- **Supplied material**:
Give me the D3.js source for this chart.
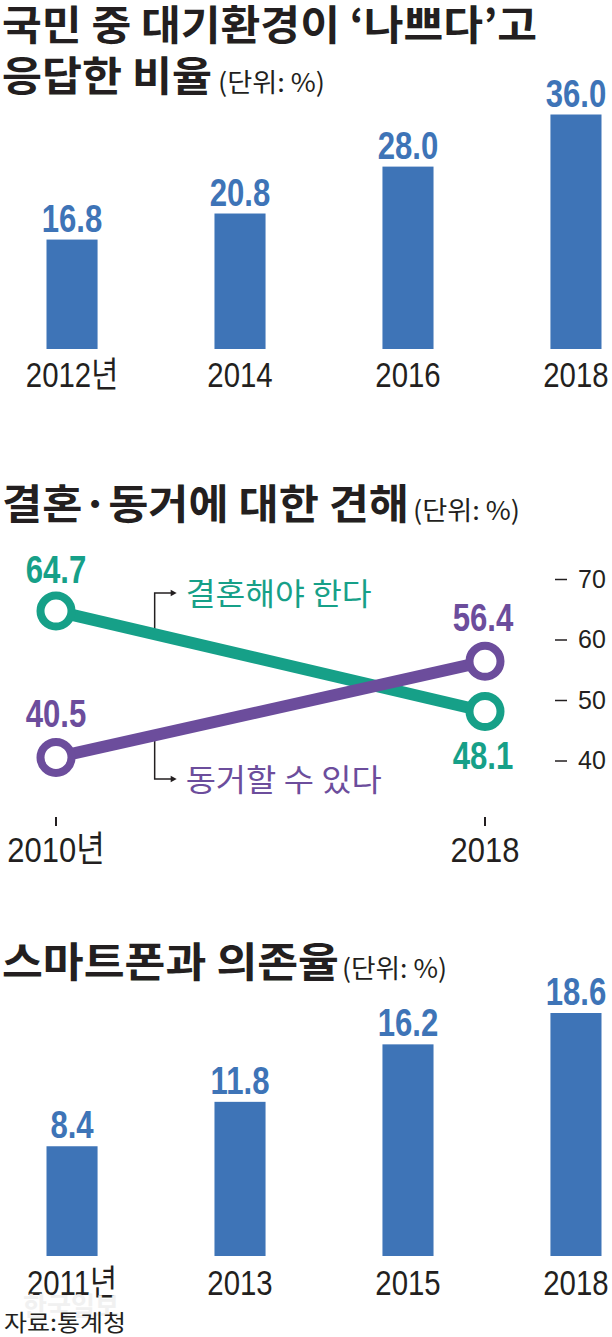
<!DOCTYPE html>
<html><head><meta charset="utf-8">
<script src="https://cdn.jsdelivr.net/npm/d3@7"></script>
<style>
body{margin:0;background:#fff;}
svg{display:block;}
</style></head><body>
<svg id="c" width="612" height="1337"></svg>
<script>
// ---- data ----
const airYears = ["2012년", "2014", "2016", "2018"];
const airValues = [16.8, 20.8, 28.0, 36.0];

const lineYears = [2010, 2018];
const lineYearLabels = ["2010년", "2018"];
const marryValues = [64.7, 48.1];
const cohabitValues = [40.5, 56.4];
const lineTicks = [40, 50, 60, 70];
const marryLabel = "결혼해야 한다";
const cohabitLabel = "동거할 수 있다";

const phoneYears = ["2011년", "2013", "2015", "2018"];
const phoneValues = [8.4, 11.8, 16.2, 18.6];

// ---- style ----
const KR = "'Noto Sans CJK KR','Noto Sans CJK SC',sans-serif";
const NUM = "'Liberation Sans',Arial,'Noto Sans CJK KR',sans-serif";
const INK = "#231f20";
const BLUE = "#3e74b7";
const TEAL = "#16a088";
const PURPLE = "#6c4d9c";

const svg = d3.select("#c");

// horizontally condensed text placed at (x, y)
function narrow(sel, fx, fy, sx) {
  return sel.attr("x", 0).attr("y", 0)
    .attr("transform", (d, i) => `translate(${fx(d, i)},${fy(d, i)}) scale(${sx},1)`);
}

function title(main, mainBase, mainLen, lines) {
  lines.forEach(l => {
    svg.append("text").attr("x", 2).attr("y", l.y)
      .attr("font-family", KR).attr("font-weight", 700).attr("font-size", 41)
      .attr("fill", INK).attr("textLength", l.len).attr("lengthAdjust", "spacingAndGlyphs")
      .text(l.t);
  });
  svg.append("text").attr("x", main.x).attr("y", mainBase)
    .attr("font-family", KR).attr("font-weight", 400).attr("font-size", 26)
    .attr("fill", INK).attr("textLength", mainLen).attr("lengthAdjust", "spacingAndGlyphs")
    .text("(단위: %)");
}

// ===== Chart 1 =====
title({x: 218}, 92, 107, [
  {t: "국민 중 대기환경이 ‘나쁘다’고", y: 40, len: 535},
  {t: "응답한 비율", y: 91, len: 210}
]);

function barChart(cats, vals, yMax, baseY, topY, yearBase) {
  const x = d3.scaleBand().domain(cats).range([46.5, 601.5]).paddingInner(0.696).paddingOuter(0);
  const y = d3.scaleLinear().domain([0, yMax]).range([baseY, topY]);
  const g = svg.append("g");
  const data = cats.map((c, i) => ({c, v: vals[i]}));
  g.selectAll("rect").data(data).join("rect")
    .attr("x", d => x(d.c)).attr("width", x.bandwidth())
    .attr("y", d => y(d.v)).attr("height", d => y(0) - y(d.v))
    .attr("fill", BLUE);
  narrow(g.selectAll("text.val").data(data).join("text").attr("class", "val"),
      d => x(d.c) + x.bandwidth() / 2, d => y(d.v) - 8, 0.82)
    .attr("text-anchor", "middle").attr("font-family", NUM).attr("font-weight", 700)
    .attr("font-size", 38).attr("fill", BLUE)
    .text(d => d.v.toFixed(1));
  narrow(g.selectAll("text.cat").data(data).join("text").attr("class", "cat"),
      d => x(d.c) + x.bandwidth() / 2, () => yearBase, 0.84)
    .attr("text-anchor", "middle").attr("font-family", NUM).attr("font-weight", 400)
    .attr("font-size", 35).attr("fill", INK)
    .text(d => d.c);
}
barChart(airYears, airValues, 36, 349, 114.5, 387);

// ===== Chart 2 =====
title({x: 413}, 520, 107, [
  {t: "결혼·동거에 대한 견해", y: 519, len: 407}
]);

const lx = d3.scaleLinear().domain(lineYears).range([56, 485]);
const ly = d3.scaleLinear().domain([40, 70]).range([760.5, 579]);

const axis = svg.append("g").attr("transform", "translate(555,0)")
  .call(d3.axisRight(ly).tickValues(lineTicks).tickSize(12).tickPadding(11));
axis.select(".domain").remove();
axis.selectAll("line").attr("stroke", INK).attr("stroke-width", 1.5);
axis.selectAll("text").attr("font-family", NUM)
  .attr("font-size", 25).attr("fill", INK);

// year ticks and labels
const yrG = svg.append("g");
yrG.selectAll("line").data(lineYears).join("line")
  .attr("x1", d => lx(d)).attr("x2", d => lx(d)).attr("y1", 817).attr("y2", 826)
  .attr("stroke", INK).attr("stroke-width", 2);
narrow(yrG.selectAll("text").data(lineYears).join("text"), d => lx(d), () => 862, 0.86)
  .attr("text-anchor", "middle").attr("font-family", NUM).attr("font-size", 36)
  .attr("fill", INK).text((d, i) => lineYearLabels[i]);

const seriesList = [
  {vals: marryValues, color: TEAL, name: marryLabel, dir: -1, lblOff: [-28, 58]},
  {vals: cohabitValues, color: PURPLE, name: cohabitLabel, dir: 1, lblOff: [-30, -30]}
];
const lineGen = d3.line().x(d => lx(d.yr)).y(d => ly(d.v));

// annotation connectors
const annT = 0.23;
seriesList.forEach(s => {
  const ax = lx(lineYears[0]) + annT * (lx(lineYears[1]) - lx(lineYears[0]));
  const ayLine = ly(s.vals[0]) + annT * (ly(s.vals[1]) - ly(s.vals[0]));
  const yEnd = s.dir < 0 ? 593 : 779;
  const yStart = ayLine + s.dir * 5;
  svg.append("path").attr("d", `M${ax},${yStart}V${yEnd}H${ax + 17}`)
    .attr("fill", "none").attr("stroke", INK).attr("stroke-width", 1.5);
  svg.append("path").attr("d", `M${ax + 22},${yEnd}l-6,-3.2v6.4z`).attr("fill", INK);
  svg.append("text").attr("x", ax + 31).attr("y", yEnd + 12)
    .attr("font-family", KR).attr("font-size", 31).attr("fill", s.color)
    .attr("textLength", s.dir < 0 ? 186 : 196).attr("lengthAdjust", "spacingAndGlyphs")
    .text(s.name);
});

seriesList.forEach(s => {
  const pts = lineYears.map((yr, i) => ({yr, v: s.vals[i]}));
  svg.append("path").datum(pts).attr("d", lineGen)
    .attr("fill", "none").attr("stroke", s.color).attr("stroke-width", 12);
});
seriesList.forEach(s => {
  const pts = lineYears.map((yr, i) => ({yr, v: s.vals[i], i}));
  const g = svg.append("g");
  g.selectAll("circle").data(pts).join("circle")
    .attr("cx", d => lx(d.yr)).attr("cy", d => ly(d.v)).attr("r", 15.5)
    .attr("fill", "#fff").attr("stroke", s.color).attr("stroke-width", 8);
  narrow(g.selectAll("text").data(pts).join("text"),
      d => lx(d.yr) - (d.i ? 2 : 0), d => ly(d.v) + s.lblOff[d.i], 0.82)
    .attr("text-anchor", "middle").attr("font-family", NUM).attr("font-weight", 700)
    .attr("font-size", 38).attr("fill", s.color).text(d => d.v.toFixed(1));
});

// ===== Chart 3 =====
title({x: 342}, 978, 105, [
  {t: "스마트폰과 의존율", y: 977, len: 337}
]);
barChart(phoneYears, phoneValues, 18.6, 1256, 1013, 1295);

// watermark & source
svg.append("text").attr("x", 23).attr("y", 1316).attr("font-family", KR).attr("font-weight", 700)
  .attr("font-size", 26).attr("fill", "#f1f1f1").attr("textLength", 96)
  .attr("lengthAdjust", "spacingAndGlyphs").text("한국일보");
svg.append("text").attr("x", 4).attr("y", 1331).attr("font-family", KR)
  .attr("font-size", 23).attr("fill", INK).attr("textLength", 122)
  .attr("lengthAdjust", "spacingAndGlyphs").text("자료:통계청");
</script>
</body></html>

- **Objective**: Exclude the pictures. Write out the remaining data exactly.

- **Exercise solution**:
Give me the D3.js source for this chart.
<!DOCTYPE html>
<html><head><meta charset="utf-8">
<script src="https://cdn.jsdelivr.net/npm/d3@7"></script>
<style>
body{margin:0;background:#fff;}
svg{display:block;}
</style></head><body>
<svg id="c" width="612" height="1337"></svg>
<script>
// ---- data ----
const airYears = ["2012년", "2014", "2016", "2018"];
const airValues = [16.8, 20.8, 28.0, 36.0];

const lineYears = [2010, 2018];
const lineYearLabels = ["2010년", "2018"];
const marryValues = [64.7, 48.1];
const cohabitValues = [40.5, 56.4];
const lineTicks = [40, 50, 60, 70];
const marryLabel = "결혼해야 한다";
const cohabitLabel = "동거할 수 있다";

const phoneYears = ["2011년", "2013", "2015", "2018"];
const phoneValues = [8.4, 11.8, 16.2, 18.6];

// ---- style ----
const KR = "'Noto Sans CJK KR','Noto Sans CJK SC',sans-serif";
const NUM = "'Liberation Sans',Arial,'Noto Sans CJK KR',sans-serif";
const INK = "#231f20";
const BLUE = "#3e74b7";
const TEAL = "#16a088";
const PURPLE = "#6c4d9c";

const svg = d3.select("#c");

// horizontally condensed text placed at (x, y)
function narrow(sel, fx, fy, sx) {
  return sel.attr("x", 0).attr("y", 0)
    .attr("transform", (d, i) => `translate(${fx(d, i)},${fy(d, i)}) scale(${sx},1)`);
}

function title(main, mainBase, mainLen, lines) {
  lines.forEach(l => {
    svg.append("text").attr("x", 2).attr("y", l.y)
      .attr("font-family", KR).attr("font-weight", 700).attr("font-size", 41)
      .attr("fill", INK).attr("textLength", l.len).attr("lengthAdjust", "spacingAndGlyphs")
      .text(l.t);
  });
  svg.append("text").attr("x", main.x).attr("y", mainBase)
    .attr("font-family", KR).attr("font-weight", 400).attr("font-size", 26)
    .attr("fill", INK).attr("textLength", mainLen).attr("lengthAdjust", "spacingAndGlyphs")
    .text("(단위: %)");
}

// ===== Chart 1 =====
title({x: 218}, 92, 107, [
  {t: "국민 중 대기환경이 ‘나쁘다’고", y: 40, len: 535},
  {t: "응답한 비율", y: 91, len: 210}
]);

function barChart(cats, vals, yMax, baseY, topY, yearBase) {
  const x = d3.scaleBand().domain(cats).range([46.5, 601.5]).paddingInner(0.696).paddingOuter(0);
  const y = d3.scaleLinear().domain([0, yMax]).range([baseY, topY]);
  const g = svg.append("g");
  const data = cats.map((c, i) => ({c, v: vals[i]}));
  g.selectAll("rect").data(data).join("rect")
    .attr("x", d => x(d.c)).attr("width", x.bandwidth())
    .attr("y", d => y(d.v)).attr("height", d => y(0) - y(d.v))
    .attr("fill", BLUE);
  narrow(g.selectAll("text.val").data(data).join("text").attr("class", "val"),
      d => x(d.c) + x.bandwidth() / 2, d => y(d.v) - 8, 0.82)
    .attr("text-anchor", "middle").attr("font-family", NUM).attr("font-weight", 700)
    .attr("font-size", 38).attr("fill", BLUE)
    .text(d => d.v.toFixed(1));
  narrow(g.selectAll("text.cat").data(data).join("text").attr("class", "cat"),
      d => x(d.c) + x.bandwidth() / 2, () => yearBase, 0.84)
    .attr("text-anchor", "middle").attr("font-family", NUM).attr("font-weight", 400)
    .attr("font-size", 35).attr("fill", INK)
    .text(d => d.c);
}
barChart(airYears, airValues, 36, 349, 114.5, 387);

// ===== Chart 2 =====
title({x: 413}, 520, 107, [
  {t: "결혼·동거에 대한 견해", y: 519, len: 407}
]);

const lx = d3.scaleLinear().domain(lineYears).range([56, 485]);
const ly = d3.scaleLinear().domain([40, 70]).range([760.5, 579]);

const axis = svg.append("g").attr("transform", "translate(555,0)")
  .call(d3.axisRight(ly).tickValues(lineTicks).tickSize(12).tickPadding(11));
axis.select(".domain").remove();
axis.selectAll("line").attr("stroke", INK).attr("stroke-width", 1.5);
axis.selectAll("text").attr("font-family", NUM)
  .attr("font-size", 25).attr("fill", INK);

// year ticks and labels
const yrG = svg.append("g");
yrG.selectAll("line").data(lineYears).join("line")
  .attr("x1", d => lx(d)).attr("x2", d => lx(d)).attr("y1", 817).attr("y2", 826)
  .attr("stroke", INK).attr("stroke-width", 2);
narrow(yrG.selectAll("text").data(lineYears).join("text"), d => lx(d), () => 862, 0.86)
  .attr("text-anchor", "middle").attr("font-family", NUM).attr("font-size", 36)
  .attr("fill", INK).text((d, i) => lineYearLabels[i]);

const seriesList = [
  {vals: marryValues, color: TEAL, name: marryLabel, dir: -1, lblOff: [-28, 58]},
  {vals: cohabitValues, color: PURPLE, name: cohabitLabel, dir: 1, lblOff: [-30, -30]}
];
const lineGen = d3.line().x(d => lx(d.yr)).y(d => ly(d.v));

// annotation connectors
const annT = 0.23;
seriesList.forEach(s => {
  const ax = lx(lineYears[0]) + annT * (lx(lineYears[1]) - lx(lineYears[0]));
  const ayLine = ly(s.vals[0]) + annT * (ly(s.vals[1]) - ly(s.vals[0]));
  const yEnd = s.dir < 0 ? 593 : 779;
  const yStart = ayLine + s.dir * 5;
  svg.append("path").attr("d", `M${ax},${yStart}V${yEnd}H${ax + 17}`)
    .attr("fill", "none").attr("stroke", INK).attr("stroke-width", 1.5);
  svg.append("path").attr("d", `M${ax + 22},${yEnd}l-6,-3.2v6.4z`).attr("fill", INK);
  svg.append("text").attr("x", ax + 31).attr("y", yEnd + 12)
    .attr("font-family", KR).attr("font-size", 31).attr("fill", s.color)
    .attr("textLength", s.dir < 0 ? 186 : 196).attr("lengthAdjust", "spacingAndGlyphs")
    .text(s.name);
});

seriesList.forEach(s => {
  const pts = lineYears.map((yr, i) => ({yr, v: s.vals[i]}));
  svg.append("path").datum(pts).attr("d", lineGen)
    .attr("fill", "none").attr("stroke", s.color).attr("stroke-width", 12);
});
seriesList.forEach(s => {
  const pts = lineYears.map((yr, i) => ({yr, v: s.vals[i], i}));
  const g = svg.append("g");
  g.selectAll("circle").data(pts).join("circle")
    .attr("cx", d => lx(d.yr)).attr("cy", d => ly(d.v)).attr("r", 15.5)
    .attr("fill", "#fff").attr("stroke", s.color).attr("stroke-width", 8);
  narrow(g.selectAll("text").data(pts).join("text"),
      d => lx(d.yr) - (d.i ? 2 : 0), d => ly(d.v) + s.lblOff[d.i], 0.82)
    .attr("text-anchor", "middle").attr("font-family", NUM).attr("font-weight", 700)
    .attr("font-size", 38).attr("fill", s.color).text(d => d.v.toFixed(1));
});

// ===== Chart 3 =====
title({x: 342}, 978, 105, [
  {t: "스마트폰과 의존율", y: 977, len: 337}
]);
barChart(phoneYears, phoneValues, 18.6, 1256, 1013, 1295);

// watermark & source
svg.append("text").attr("x", 23).attr("y", 1316).attr("font-family", KR).attr("font-weight", 700)
  .attr("font-size", 26).attr("fill", "#f1f1f1").attr("textLength", 96)
  .attr("lengthAdjust", "spacingAndGlyphs").text("한국일보");
svg.append("text").attr("x", 4).attr("y", 1331).attr("font-family", KR)
  .attr("font-size", 23).attr("fill", INK).attr("textLength", 122)
  .attr("lengthAdjust", "spacingAndGlyphs").text("자료:통계청");
</script>
</body></html>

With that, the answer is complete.